I had anticipated this might happen. I had no interest in attempting to re-enter my previous career so after updating my profile on LinkedIn recently, I included that I was “Open” to the position of Property Manager. I felt this similar enough to my current profession to make sense, whether I got any hits or not remained to be seen. Almost immediately I started getting alerts. At first, I didn’t need it so I reviewed a few, some I glanced at and the others were ignored and deleted. Today, I noticed they were all full-time. My preference was part-time but I never checked that box.
I sighed and realized I needed more than checking a box on LinkedIn.. It is time for Indeed. I see the commercials. My son uses them often; seem to be the only decent source for potential employees he says. I log on and create a basic profile. Easy enough to navigate and start completing available “skills” I can include on my profile. Later, as I type the position I am interested in into the search bar, it begins to auto-populate. Property manager etc…… Depending on my choice, jobs begin appearing on the right of the screen. I dig through to see what is available. As I continue scrolling through the offers I realize I need to post a resume or what, if any, offers I see will be limited by my lack of relevant information.. I don’t recall ever needing one. I did create one on LinkedIn years ago for work as a consultant but not for a job. Needing a template, Word was my first (and only) stop. I find lots of choices, many with pops of color and a wide variety of graphics. I choose the simplest one I see. Being in the workforce since I had a paper route at twelve, it was surprisingly intimidating. To distill your entire adult life onto a single sheet of paper was hard. I have benefited from years of experience and countless classes and training programs but lack much post-secondary education. No degrees or doctorates here, only certificates signifying a broad and diverse life-that finds itself needing money at 67.
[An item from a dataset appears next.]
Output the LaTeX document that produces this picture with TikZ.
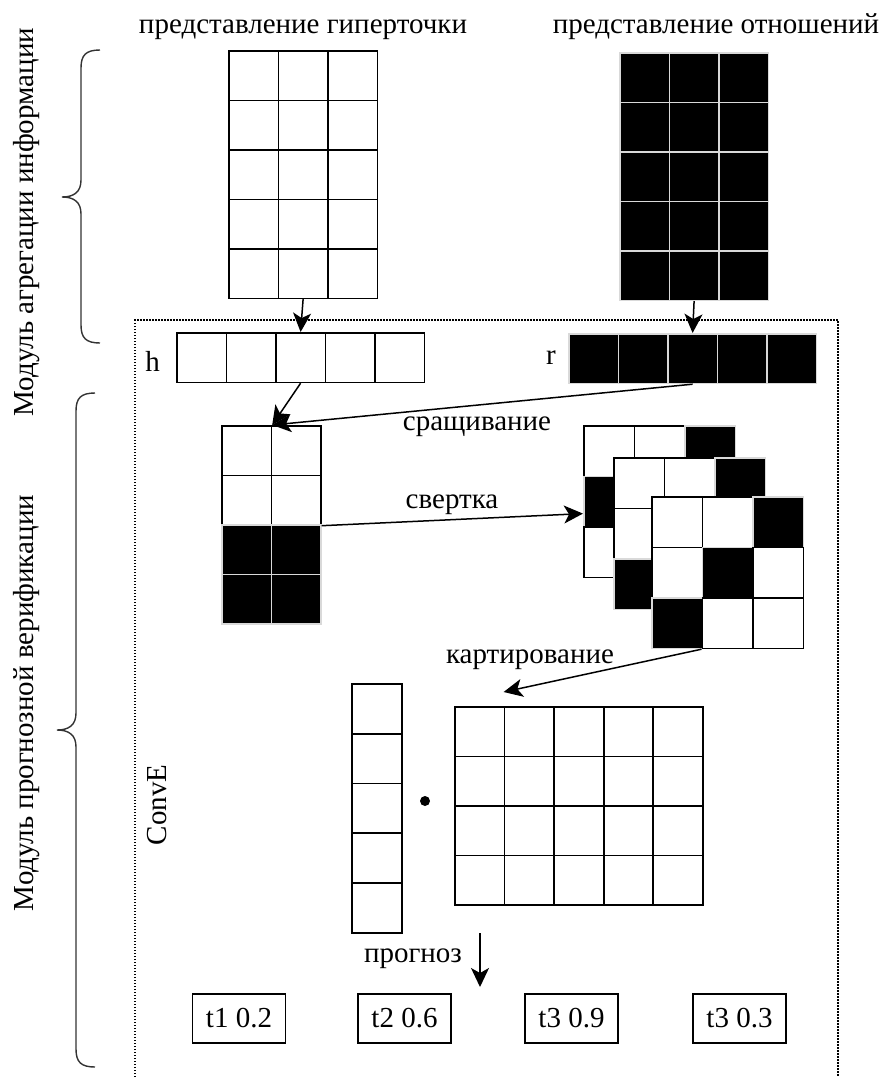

P.S I always worked hard and made decent money. I bought life insurance. I invested heavily in company stock programs and 401K whenever available and if we hadn’t spent it moving or bailing out poor financial decisions, we would be pretty comfortable right now. But we also wouldn’t have had the amazing life experiences either, so I call it a fair trade. Besides, nothing I can do about it now. What I would caution my 30-year-old self is quite simple though. Is spending your savings a life or death matter or just for more material goods? Like gambling, only spend what you can afford to lose. Buying a “Dream” toy that you finance for 15-years and only use four or five times is not frivolous, it is just plain stupid. Live within your means and if you are fortunate enough to own your own business hire people than will tell you no when it needs to be said. Just because you work hard doesn’t mean you deserve everything you want. If you do need it, buy the best you can afford and enjoy every minute of it.